### TASK BRIEF
Write out the material exactly, with the pictures left out.
## start
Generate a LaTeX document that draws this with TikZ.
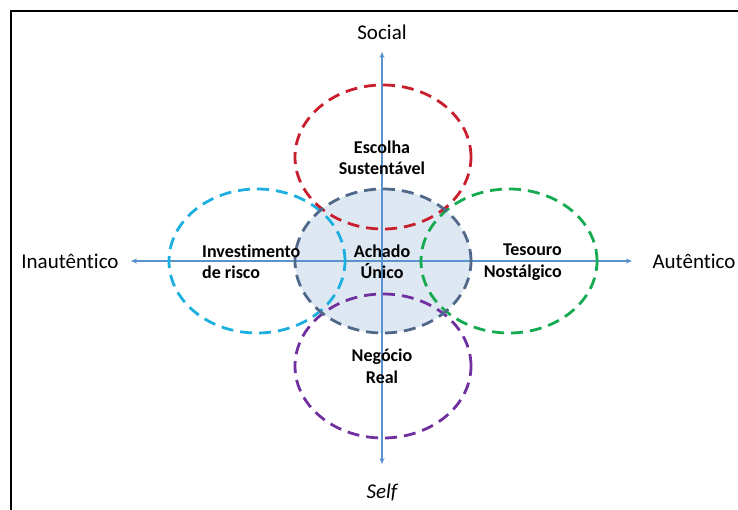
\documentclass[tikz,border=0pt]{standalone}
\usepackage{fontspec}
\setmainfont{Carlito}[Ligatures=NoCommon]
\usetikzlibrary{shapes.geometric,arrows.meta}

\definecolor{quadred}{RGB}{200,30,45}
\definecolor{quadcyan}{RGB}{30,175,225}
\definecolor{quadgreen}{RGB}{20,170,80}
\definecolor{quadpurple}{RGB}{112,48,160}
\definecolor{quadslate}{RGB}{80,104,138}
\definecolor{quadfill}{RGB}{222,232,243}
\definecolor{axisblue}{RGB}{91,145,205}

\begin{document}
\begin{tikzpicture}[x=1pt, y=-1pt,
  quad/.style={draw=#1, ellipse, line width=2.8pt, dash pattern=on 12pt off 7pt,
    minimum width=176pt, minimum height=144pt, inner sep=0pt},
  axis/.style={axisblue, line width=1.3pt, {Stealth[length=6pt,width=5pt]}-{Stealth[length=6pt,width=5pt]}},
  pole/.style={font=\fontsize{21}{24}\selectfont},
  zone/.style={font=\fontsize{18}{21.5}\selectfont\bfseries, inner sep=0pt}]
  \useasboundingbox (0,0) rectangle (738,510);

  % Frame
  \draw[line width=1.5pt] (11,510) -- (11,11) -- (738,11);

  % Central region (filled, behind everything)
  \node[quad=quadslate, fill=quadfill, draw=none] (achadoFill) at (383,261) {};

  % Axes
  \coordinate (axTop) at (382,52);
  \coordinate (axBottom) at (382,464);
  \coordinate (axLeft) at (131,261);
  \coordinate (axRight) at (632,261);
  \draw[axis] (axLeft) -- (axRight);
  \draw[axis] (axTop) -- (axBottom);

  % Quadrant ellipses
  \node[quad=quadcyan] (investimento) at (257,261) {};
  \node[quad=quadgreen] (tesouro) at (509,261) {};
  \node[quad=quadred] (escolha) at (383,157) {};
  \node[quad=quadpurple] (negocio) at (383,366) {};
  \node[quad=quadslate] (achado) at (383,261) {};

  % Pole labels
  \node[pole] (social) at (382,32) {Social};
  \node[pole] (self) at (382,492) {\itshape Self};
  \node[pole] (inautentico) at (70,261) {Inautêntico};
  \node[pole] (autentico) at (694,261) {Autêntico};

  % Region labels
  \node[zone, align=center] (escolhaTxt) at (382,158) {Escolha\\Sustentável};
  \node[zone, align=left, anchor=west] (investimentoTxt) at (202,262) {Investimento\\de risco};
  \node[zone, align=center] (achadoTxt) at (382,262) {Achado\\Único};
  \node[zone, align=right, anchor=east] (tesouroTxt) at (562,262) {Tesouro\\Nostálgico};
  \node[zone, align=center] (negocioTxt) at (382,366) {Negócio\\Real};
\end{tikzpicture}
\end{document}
## end
### OUTPUT BELOW
Generate a LaTeX document that draws this with TikZ.
\documentclass[tikz,border=0pt]{standalone}
\usepackage{fontspec}
\setmainfont{Carlito}[Ligatures=NoCommon]
\usetikzlibrary{shapes.geometric,arrows.meta}

\definecolor{quadred}{RGB}{200,30,45}
\definecolor{quadcyan}{RGB}{30,175,225}
\definecolor{quadgreen}{RGB}{20,170,80}
\definecolor{quadpurple}{RGB}{112,48,160}
\definecolor{quadslate}{RGB}{80,104,138}
\definecolor{quadfill}{RGB}{222,232,243}
\definecolor{axisblue}{RGB}{91,145,205}

\begin{document}
\begin{tikzpicture}[x=1pt, y=-1pt,
  quad/.style={draw=#1, ellipse, line width=2.8pt, dash pattern=on 12pt off 7pt,
    minimum width=176pt, minimum height=144pt, inner sep=0pt},
  axis/.style={axisblue, line width=1.3pt, {Stealth[length=6pt,width=5pt]}-{Stealth[length=6pt,width=5pt]}},
  pole/.style={font=\fontsize{21}{24}\selectfont},
  zone/.style={font=\fontsize{18}{21.5}\selectfont\bfseries, inner sep=0pt}]
  \useasboundingbox (0,0) rectangle (738,510);

  % Frame
  \draw[line width=1.5pt] (11,510) -- (11,11) -- (738,11);

  % Central region (filled, behind everything)
  \node[quad=quadslate, fill=quadfill, draw=none] (achadoFill) at (383,261) {};

  % Axes
  \coordinate (axTop) at (382,52);
  \coordinate (axBottom) at (382,464);
  \coordinate (axLeft) at (131,261);
  \coordinate (axRight) at (632,261);
  \draw[axis] (axLeft) -- (axRight);
  \draw[axis] (axTop) -- (axBottom);

  % Quadrant ellipses
  \node[quad=quadcyan] (investimento) at (257,261) {};
  \node[quad=quadgreen] (tesouro) at (509,261) {};
  \node[quad=quadred] (escolha) at (383,157) {};
  \node[quad=quadpurple] (negocio) at (383,366) {};
  \node[quad=quadslate] (achado) at (383,261) {};

  % Pole labels
  \node[pole] (social) at (382,32) {Social};
  \node[pole] (self) at (382,492) {\itshape Self};
  \node[pole] (inautentico) at (70,261) {Inautêntico};
  \node[pole] (autentico) at (694,261) {Autêntico};

  % Region labels
  \node[zone, align=center] (escolhaTxt) at (382,158) {Escolha\\Sustentável};
  \node[zone, align=left, anchor=west] (investimentoTxt) at (202,262) {Investimento\\de risco};
  \node[zone, align=center] (achadoTxt) at (382,262) {Achado\\Único};
  \node[zone, align=right, anchor=east] (tesouroTxt) at (562,262) {Tesouro\\Nostálgico};
  \node[zone, align=center] (negocioTxt) at (382,366) {Negócio\\Real};
\end{tikzpicture}
\end{document}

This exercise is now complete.